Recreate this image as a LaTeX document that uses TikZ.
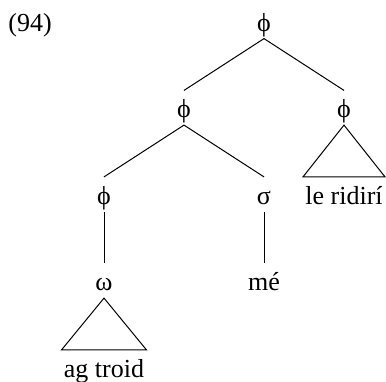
\documentclass[tikz,border=0pt]{standalone}
\usepackage{fontspec}
\setmainfont{Liberation Serif}
\usepackage{tikz}

\begin{document}
\begin{tikzpicture}[level distance=43.25pt, sibling distance=80pt,
  parent anchor=south, child anchor=north,
  every node/.style = {font=\fontsize{13}{15}\selectfont,
    text height=12.35pt, text depth=2.6pt, inner sep=1pt},
  edge from parent/.style = {draw, line width=.5pt},
  roof/.style = {edge from parent path={(\tikzparentnode.south)
    -- (\tikzchildnode.north west) -- (\tikzchildnode.north east) -- cycle}}]
  \useasboundingbox (0,0) rectangle (193pt,-190.5pt);
  \node[anchor=base west] (ex) at (3pt,-15.5pt) {(94)};
  \node (top) at (132pt,-10.625pt) {ϕ}
    child { node (phiL) {ϕ}
        child { node (phiLL) {ϕ}
            child { node (omega) {ω}
                child[roof] { node (agtroid) {ag troid} }
            }
        }
        child { node (sigma) {σ}
            child { node (me) {mé} }
        }
    }
    child { node (phiR) {ϕ}
        child[roof] { node (ridiri) {le ridirí} }
    };
\end{tikzpicture}
\end{document}
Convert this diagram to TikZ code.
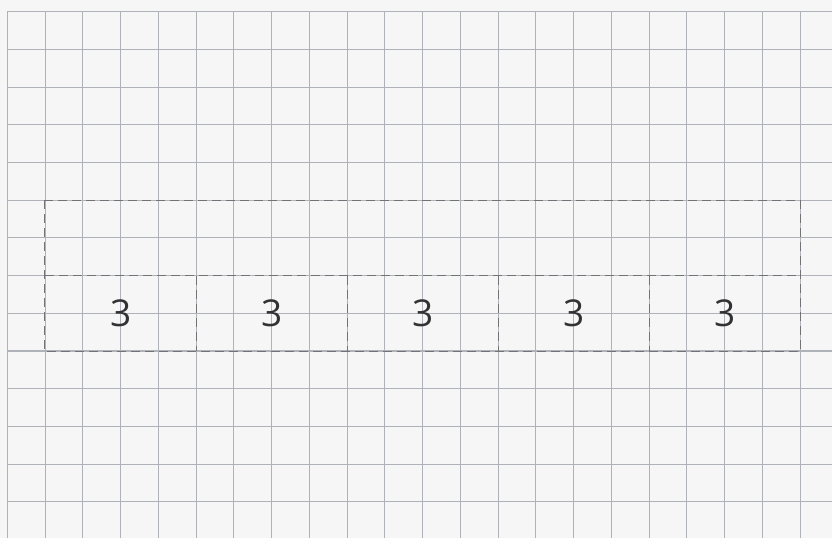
----
=== REQUIREMENTS ===
Across the records, how many lines contain "this"? Only the number should be given.

=== FINAL RESULT ===
2